Menurut al-‘Alqami, usia kekhalifahan sahabat di atas manhaj kenabian yang sangat masyhur, atau al-Khilafah al-Rasyidah, yaitu dihitung dari Abu Bakar as-Shiddiq r.a., hingga Ali bin Abi Thalib r.a., dan ditambah beberapa hari kekhalifahan Hasan bin ‘Ali r.a., (sebelum ia menyerahkannya kepada Mu’awiyyah) lalu beberapa bulan usia kekhilafahan Mu’awiyyah r.a. Masa-masa itu tepat 30 tahun (Lihat ‘Aun al-Ma’bûd, 10/164).

Berarti setelah era kekhalifahan di atas manhaj kenabian edisi pertama, muncullah era dinasti Umayyah, Dinasti Abbasiyyah, serta dinasti al-Mamâlik lainnya setelah itu yang tersebar di Afrika, Syam, dan Turki—meski menurut sebagian ulama adalah kerajaan itu adalah bentuk lain dari kekhilafahan—tapi itu semua bukanlah khilafah di atas manhaj nabi. Ibnu Taimiyyah menjelaskan, “Boleh menamai raja-raja setelah Khulafa al-Rasyidin sebagai khalifah. Meskipun mereka adalah raja yang bisa disebut khalifah, tapi mereka bukanlah Khalifah di atas manhaj nabi.” (Ibn al-Taimiyyah, Al-Khilafah wa al-Mulk, 24). Untuk melihat berbagai macam kekurangan secara syari’i dinasti-dinasti ini hingga kekhilafahan mereka tidak disebut khilafah di atas manhaj nubuwwah, para pembaca dapat merujuk kitab al-Khulafâ, karya Imam As-Syuyuthi atau Al-Khilâfah wa al-Mulk, karya Ibnu Taimiyyah (kitab yang disadur dari Majmû’ al-fatâwa).

Penulis meyakini, bahwa berakhirnya dinasti Turki Utsmani adalah menandakan berakhirnya era Mulkan ‘Adhzan (atau dinasti yang mendzalim), disertai dengan beberapa pengecualian dalam keumuman, seperti Khalifah ‘Umar bin Abd al-‘Azîz dari Bani Umayyah. Sebab mengecualikan dalam hal umum adalah lumrah.

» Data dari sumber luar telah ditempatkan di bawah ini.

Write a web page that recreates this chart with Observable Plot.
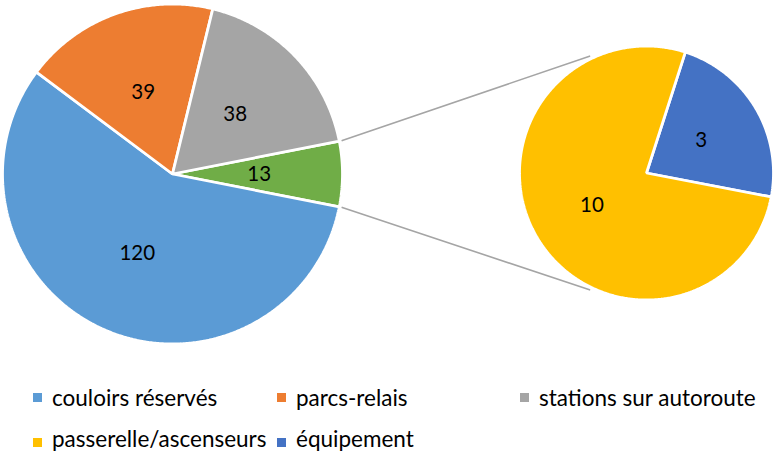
<!DOCTYPE html>
<html><head><meta charset="utf-8">
<script src="https://cdn.jsdelivr.net/npm/d3@7"></script>
<script src="https://cdn.jsdelivr.net/npm/@observablehq/plot@0.6"></script>
<style>
html,body{margin:0;padding:0;background:#fff;}
#wrap{position:relative;width:777px;height:454px;font-family:Lato,"Liberation Sans",sans-serif;}
#wrap svg{display:block;}
.mk{position:absolute;width:9px;height:9px;}
.tx{position:absolute;white-space:nowrap;color:#000;font-size:22.5px;line-height:22.5px;}
</style></head><body><div id="wrap"></div>
<script>
// ---- data ----
const mainCategories = ["couloirs réservés", "parcs-relais", "stations sur autoroute"];
const mainValues = [120, 39, 38];
const subCategories = ["passerelle/ascenseurs", "équipement"];
const subValues = [10, 3];
const mainColors = ["#5B9BD5", "#ED7D31", "#A5A5A5"];
const otherColor = "#70AD47";
const subColors = ["#FFC000", "#4472C4"];

// ---- layout ----
const W = 777, H = 370;
const C1 = [172, 173.5], R1 = 170;
const C2 = [646, 172.5], R2 = 127;
const subStart = 17.8 * Math.PI / 180;
const connAngle = 26 * Math.PI / 180;

const otherValue = d3.sum(subValues);
const mainData = [{name: "autres", value: otherValue, color: otherColor}]
  .concat(mainCategories.map((c, i) => ({name: c, value: mainValues[i], color: mainColors[i]})));
const total = d3.sum(mainData, d => d.value);
const half = otherValue / total * Math.PI;
const pieMain = d3.pie().sort(null).value(d => d.value)
  .startAngle(Math.PI / 2 - half).endAngle(Math.PI / 2 - half + 2 * Math.PI)(mainData);

// second pie: équipement first (clockwise from subStart), then passerelle
const subData = [{name: subCategories[1], value: subValues[1], color: subColors[1]},
                 {name: subCategories[0], value: subValues[0], color: subColors[0]}];
const pieSub = d3.pie().sort(null).value(d => d.value)
  .startAngle(subStart).endAngle(subStart + 2 * Math.PI)(subData);

const pt = (c, r, a) => [c[0] + r * Math.sin(a), c[1] - r * Math.cos(a)];
function sector(c, r, a0, a1, props) {
  const n = Math.max(4, Math.ceil((a1 - a0) / (Math.PI / 360)));
  const ring = [c];
  for (let i = 0; i <= n; i++) ring.push(pt(c, r, a0 + (a1 - a0) * i / n));
  ring.push(c);
  return {type: "Feature", properties: props, geometry: {type: "Polygon", coordinates: [ring.reverse()]}};
}
const slices = [];
const labels = [];
for (const s of pieMain) {
  slices.push(sector(C1, R1, s.startAngle, s.endAngle, {color: s.data.color}));
  const m = (s.startAngle + s.endAngle) / 2, p = pt(C1, R1 * 0.51, m);
  labels.push({x: p[0], y: p[1], label: String(s.data.value)});
}
for (const s of pieSub) {
  slices.push(sector(C2, R2, s.startAngle, s.endAngle, {color: s.data.color}));
  const m = (s.startAngle + s.endAngle) / 2, p = pt(C2, R2 * 0.5, m);
  labels.push({x: p[0], y: p[1], label: String(s.data.value)});
}
const g = pieMain[0];
const connectors = [
  {type: "LineString", coordinates: [pt(C1, R1 + 3, g.startAngle), pt(C2, R2 + 3, -connAngle)]},
  {type: "LineString", coordinates: [pt(C1, R1 + 3, g.endAngle), pt(C2, R2 + 3, Math.PI + connAngle)]}
];

const chart = Plot.plot({
  width: W, height: H, margin: 0,
  projection: {type: "identity"},
  color: {type: "identity"},
  style: {fontFamily: "Lato, 'Liberation Sans', sans-serif", background: "white"},
  marks: [
    Plot.geo(connectors, {stroke: "#A5A5A5", strokeWidth: 1.6, fill: "none"}),
    Plot.geo(slices, {fill: d => d.properties.color, stroke: "white", strokeWidth: 2.8, strokeLinejoin: "miter"}),
    Plot.text(labels, {x: "x", y: "y", text: "label", fontSize: 20.5, fill: "black"})
  ]
});
const wrap = document.getElementById("wrap");
wrap.appendChild(chart);

// ---- legend ----
const legendLabels = [...mainCategories, ...subCategories];
const legendColors = [...mainColors, ...subColors];
const colX = [33, 277, 520], markY = [393, 438], textY = [386.5, 428];
legendLabels.forEach((t, i) => {
  const c = i % 3, r = Math.floor(i / 3);
  const m = document.createElement("div");
  m.className = "mk";
  m.style.left = colX[c] + "px";
  m.style.top = markY[r] + "px";
  m.style.background = legendColors[i];
  wrap.appendChild(m);
  const d = document.createElement("div");
  d.className = "tx";
  d.style.left = (colX[c] + 19) + "px";
  d.style.top = textY[r] + "px";
  d.textContent = t;
  wrap.appendChild(d);
});
</script></body></html>
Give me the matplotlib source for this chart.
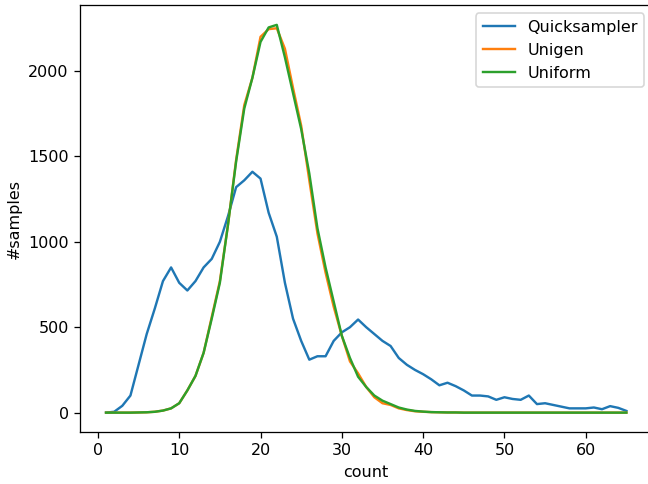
import numpy as np
import matplotlib.pyplot as plt

# counts 1..65
counts = list(range(1, 66))

quicksampler = [0, 5, 40, 100, 280, 460, 610, 770, 850, 760,
                715, 770, 850, 900, 1000, 1150, 1320, 1360, 1410, 1370,
                1170, 1030, 760, 550, 420, 310, 330, 330, 420, 470,
                500, 545, 500, 460, 420, 390, 320, 280, 250, 225,
                195, 160, 175, 155, 130, 100, 100, 95, 75, 90,
                80, 75, 100, 50, 55, 45, 35, 25, 25, 25,
                30, 20, 38, 28, 10]

unigen = [0, 0, 0, 0, 1, 2, 5, 12, 25, 55,
          130, 215, 350, 560, 770, 1100, 1480, 1800, 1960, 2200,
          2245, 2250, 2130, 1900, 1680, 1360, 1050, 820, 620, 450,
          300, 230, 150, 90, 55, 45, 25, 15, 8, 5,
          3, 2, 1, 1, 0, 0, 0, 0, 0, 0,
          0, 0, 0, 0, 0, 0, 0, 0, 0, 0,
          0, 0, 0, 0, 0]

uniform = [0, 0, 0, 0, 1, 2, 5, 12, 25, 55,
           130, 215, 350, 550, 760, 1100, 1470, 1780, 1960, 2170,
           2255, 2270, 2080, 1870, 1660, 1400, 1080, 850, 650, 450,
           320, 210, 150, 100, 70, 50, 30, 18, 10, 6,
           3, 2, 1, 1, 0, 0, 0, 0, 0, 0,
           0, 0, 0, 0, 0, 0, 0, 0, 0, 0,
           0, 0, 0, 0, 0]

DPI = 115.4
fig = plt.figure(figsize=(648 / DPI, 484 / DPI), dpi=DPI)
# axes run past the right edge, as in the cropped original
ax = fig.add_axes([0.1235, 0.1074, 0.8833, 0.8813])
ax.plot(counts, quicksampler, label='Quicksampler')
ax.plot(counts, unigen, label='Unigen')
ax.plot(counts, uniform, label='Uniform')
ax.spines['right'].set_visible(False)
ax.set_xlabel("count")
ax.set_ylabel("#samples")
ax.legend()
fig.savefig("out.png", dpi=DPI)
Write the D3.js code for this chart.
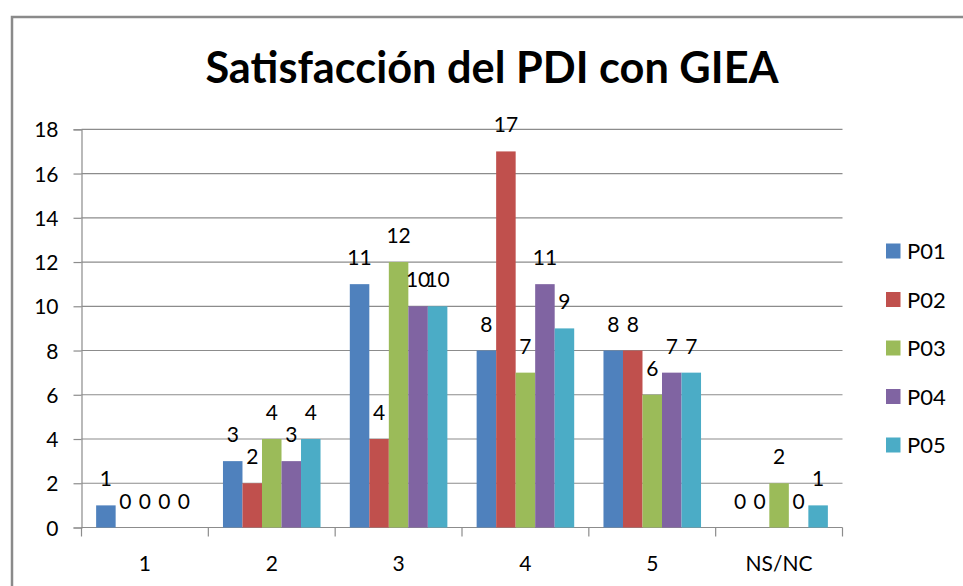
<!DOCTYPE html>
<html>
<head>
<meta charset="utf-8">
<script src="https://cdn.jsdelivr.net/npm/d3@7/dist/d3.min.js"></script>
<style>
  html, body { margin: 0; padding: 0; background: #fff; }
  svg { display: block; }
  text { font-family: "Lato", "Open Sans", sans-serif; fill: #000; }
</style>
</head>
<body>
<svg id="chart" width="963" height="586"></svg>
<script>
// Survey answers (1–5 scale plus "don't know / no answer")
const categories = ["1", "2", "3", "4", "5", "NS/NC"];
const seriesNames = ["P01", "P02", "P03", "P04", "P05"];
const P01 = [1, 3, 11, 8, 8, 0];
const P02 = [0, 2, 4, 17, 8, 0];
const P03 = [0, 4, 12, 7, 6, 2];
const P04 = [0, 3, 10, 11, 7, 0];
const P05 = [0, 4, 10, 9, 7, 1];
const yTicks = [0, 2, 4, 6, 8, 10, 12, 14, 16, 18];
const titleText = "Satisfacción del PDI con GIEA";

const seriesValues = [P01, P02, P03, P04, P05];
const colors = ["#4F81BD", "#C0504D", "#9BBB59", "#8064A2", "#4BACC6"];
const labelSize = "21px";

const svg = d3.select("#chart");

// outer chart frame (only top and left edges fall inside the view)
svg.append("rect")
  .attr("x", 12).attr("y", 17)
  .attr("width", 1000).attr("height", 1000)
  .attr("fill", "none")
  .attr("stroke", "#8a8a8a")
  .attr("stroke-width", 2.5);

const plot = { left: 81.5, right: 842.5, top: 129.3, bottom: 527.5 };

const x0 = d3.scaleBand()
  .domain(categories)
  .range([plot.left, plot.right])
  .paddingInner(0).paddingOuter(0);

// five bars per group with a 150% gap between groups
const x1 = d3.scaleBand()
  .domain(seriesNames)
  .range([0, x0.bandwidth()])
  .paddingInner(0)
  .paddingOuter(0.75);

const y = d3.scaleLinear().domain([0, 18]).range([plot.bottom, plot.top]);

// horizontal gridlines
svg.append("g")
  .selectAll("line")
  .data(yTicks.filter(t => t > 0))
  .join("line")
  .attr("x1", plot.left).attr("x2", plot.right)
  .attr("y1", d => y(d)).attr("y2", d => y(d))
  .attr("stroke", "#8c8c8c").attr("stroke-width", 1.2);

// y axis
const yAxis = d3.axisLeft(y).tickValues(yTicks).tickSize(8).tickPadding(15);
const gy = svg.append("g").attr("transform", `translate(${plot.left},0)`).call(yAxis);
gy.select(".domain").attr("stroke", "#8c8c8c").attr("stroke-width", 1.2);
gy.selectAll(".tick line").attr("stroke", "#8c8c8c").attr("stroke-width", 1.2);
gy.selectAll(".tick text")
  .style("font-size", labelSize)
  .style("font-family", "Lato, 'Open Sans', sans-serif")
  .attr("fill", "#000")
  .attr("dy", "0.36em");

// x axis with ticks at group boundaries
const xAxisLine = svg.append("g");
xAxisLine.append("line")
  .attr("x1", plot.left).attr("x2", plot.right)
  .attr("y1", plot.bottom).attr("y2", plot.bottom)
  .attr("stroke", "#8c8c8c").attr("stroke-width", 1.2);
const boundaries = categories.map(c => x0(c)).concat([x0(categories[categories.length - 1]) + x0.bandwidth()]);
xAxisLine.selectAll("line.tk")
  .data(boundaries)
  .join("line")
  .attr("class", "tk")
  .attr("x1", d => d).attr("x2", d => d)
  .attr("y1", plot.bottom).attr("y2", plot.bottom + 9)
  .attr("stroke", "#8c8c8c").attr("stroke-width", 1.2);
xAxisLine.selectAll("text")
  .data(categories)
  .join("text")
  .attr("x", d => x0(d) + x0.bandwidth() / 2)
  .attr("y", 571)
  .attr("text-anchor", "middle")
  .style("font-size", labelSize)
  .text(d => d);

// bars
const groups = svg.append("g")
  .selectAll("g")
  .data(categories)
  .join("g")
  .attr("transform", d => `translate(${x0(d)},0)`);

groups.selectAll("rect")
  .data((c, i) => seriesNames.map((s, j) => ({ s, j, v: seriesValues[j][i] })))
  .join("rect")
  .attr("x", d => x1(d.s))
  .attr("width", x1.bandwidth())
  .attr("y", d => y(d.v))
  .attr("height", d => y(0) - y(d.v))
  .attr("fill", d => colors[d.j]);

// value labels above each bar
groups.selectAll("text")
  .data((c, i) => seriesNames.map((s, j) => ({ s, j, v: seriesValues[j][i] })))
  .join("text")
  .attr("x", d => x1(d.s) + x1.bandwidth() / 2)
  .attr("y", d => y(d.v) - 19)
  .attr("text-anchor", "middle")
  .style("font-size", labelSize)
  .text(d => d.v);

// title, sized to span its slot above the plot
const title = svg.append("text")
  .attr("x", 492)
  .attr("y", 83)
  .attr("text-anchor", "middle")
  .style("font-family", "Lato, 'Open Sans', sans-serif")
  .style("font-weight", "bold")
  .style("font-size", "40px")
  .text(titleText);
const tw = title.node().getComputedTextLength();
title.style("font-size", (40 * 573 / tw).toFixed(1) + "px");

// legend
const legend = svg.append("g")
  .selectAll("g")
  .data(seriesNames)
  .join("g")
  .attr("transform", (d, i) => `translate(886, ${251 + i * 48.5})`);
legend.append("rect")
  .attr("x", 0).attr("y", -7.5)
  .attr("width", 14.5).attr("height", 15)
  .attr("fill", (d, i) => colors[i]);
legend.append("text")
  .attr("x", 21)
  .attr("y", 8)
  .style("font-size", "22px")
  .text(d => d);
</script>
</body>
</html>
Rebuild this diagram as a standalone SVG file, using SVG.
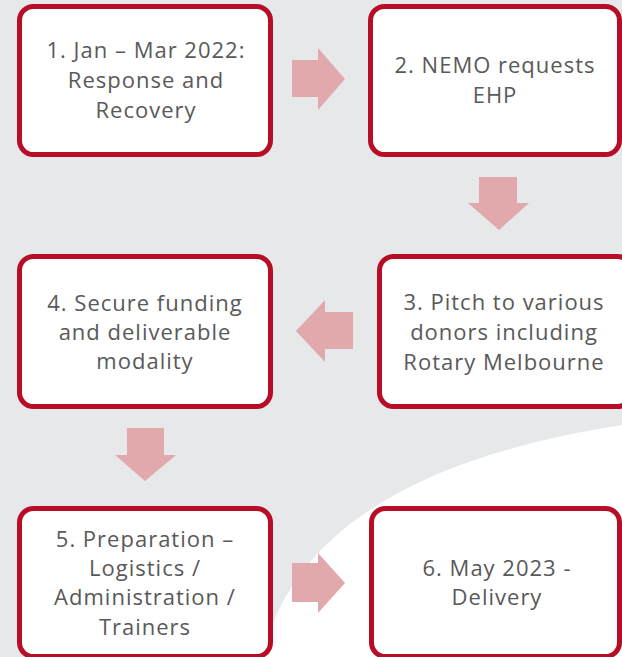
<svg xmlns="http://www.w3.org/2000/svg" width="622" height="657" viewBox="0 0 622 657">
<defs>
<style>
.box{fill:#ffffff;stroke:#b70d26;stroke-width:5}
.arr{fill:#e1a9ab}
.t{font-family:"Open Sans",Lato,"Liberation Sans",sans-serif;font-size:22px;letter-spacing:1px;fill:#595959;text-anchor:middle}
</style>
</defs>
<rect x="0" y="0" width="622" height="657" fill="#e7e8ea"/>
<path d="M262 657 C290 540 400 460 622 425 L622 657 Z" fill="#ffffff"/>
<g id="connectors">
<polygon class="arr" points="292,60 318,60 318,48 345,79 318,110 318,97 292,97"/>
<polygon class="arr" points="479,177 517,177 517,203 529,203 499,230 468,203 479,203"/>
<polygon class="arr" points="353,312 325,312 325,300 296,331 325,362 325,349 353,349"/>
<polygon class="arr" points="127,428 164,428 164,455 176,455 145,481 115,455 127,455"/>
<polygon class="arr" points="292,563 318,563 318,553 345,583 318,613 318,602 292,602"/>
</g>
<g id="n1">
<rect class="box" x="19.5" y="6.5" width="251" height="148" rx="14"/>
<text class="t" x="146" y="58">1. Jan – Mar 2022:</text>
<text class="t" x="146" y="88">Response and</text>
<text class="t" x="146" y="118">Recovery</text>
</g>
<g id="n2">
<rect class="box" x="370.5" y="6.5" width="249" height="148" rx="14"/>
<text class="t" x="495" y="73">2. NEMO requests</text>
<text class="t" x="495" y="103">EHP</text>
</g>
<g id="n3">
<rect class="box" x="379.5" y="256.5" width="252" height="150" rx="14"/>
<text class="t" x="504" y="310">3. Pitch to various</text>
<text class="t" x="504" y="340">donors including</text>
<text class="t" x="504" y="370">Rotary Melbourne</text>
</g>
<g id="n4">
<rect class="box" x="19.5" y="256.5" width="251" height="150" rx="14"/>
<text class="t" x="145" y="311">4. Secure funding</text>
<text class="t" x="145" y="340">and deliverable</text>
<text class="t" x="145" y="369">modality</text>
</g>
<g id="n5">
<rect class="box" x="19.5" y="508.5" width="251" height="148" rx="14"/>
<text class="t" x="145" y="547">5. Preparation –</text>
<text class="t" x="145" y="576">Logistics /</text>
<text class="t" x="145" y="605">Administration /</text>
<text class="t" x="145" y="635">Trainers</text>
</g>
<g id="n6">
<rect class="box" x="371.5" y="508.5" width="248" height="148" rx="14"/>
<text class="t" x="497" y="576">6. May 2023 -</text>
<text class="t" x="497" y="605">Delivery</text>
</g>
</svg>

Setelah selesai era Mulkan ‘Adhzan,  muncullah era Mulkan Jabbariyyan (penguasa yang memaksa) hingga era millenium. Kenapa saya terjemahkan mulkan yang berarti kerajaan dengan penguasa? Sebab ciri khas monarki adalah memaksa. Jika yang dimaksud adalah kerajaan an sich, maka terjadi yang disebut pengulangan kata. Dan bahasa Arab, sangat menghindari pengulangan jika itu tidak bermakna apa-apa. Oleh sebab itu, mulkan jabbariyyan, adalah para penguasa—bisa jadi dia adalah raja atau bisa jadi dia bukan seorang raja—yang memiliki otoritas memaksa pada seluruh dunia, termasuk muslim di dalamnya.

Oleh sebab itu, para penguasa yang memaksa adalah mereka yang tercatat dalam sejarah menusia sebagai negara-negara penjajah, singkatnya yaitu Eropa, termasuk Amerika dan Australia. Sebab dalam proses penjajahan ini, bangsa Eropa menguasai tanah-tanah suku Indian, kemudian menamainya Amerika. Lalu orang-orang Eropa menduduki tanah suku Aborigin, kemudian menamai tanah mereka Australia. Bangsa dunia tidak akan pernah melupakan kekejaman demi kekejaman bangsa para penjajah yang memaksa ini, sampai suatu saat negara-negara muslim diberikan kemerdekaan semu. Kenapa semu? Sebab meskipun mereka merdeka secara teritorial, tapi bangsa muslim tidak pernah merdeka secara ideologi politik. Setelah fase penjajahan fisik, negara-negara Eropa, termasuk Amerika yang paling santer dalam hal ini, memaksakan satu sistem untuk seluruh dunia, yaitu sistem demokrasi. Eropa dan aliansinya dengan getol mengkampanyekan bahwa jika tidak menganut demokrasi, maka negara teresebut tidak akan pernah maju. Mereka pun kemudian membuat standar-standar kemajuan, kelayakan, pendidikan, ekonomi, politik, budaya, dan seabreg standar lain untuk sebuah negeri menurut yang mereka inginkan. Era liberalisme kapitalis inilah yang dimaksud hadits sebagai era Mulkan Jabbariyyan.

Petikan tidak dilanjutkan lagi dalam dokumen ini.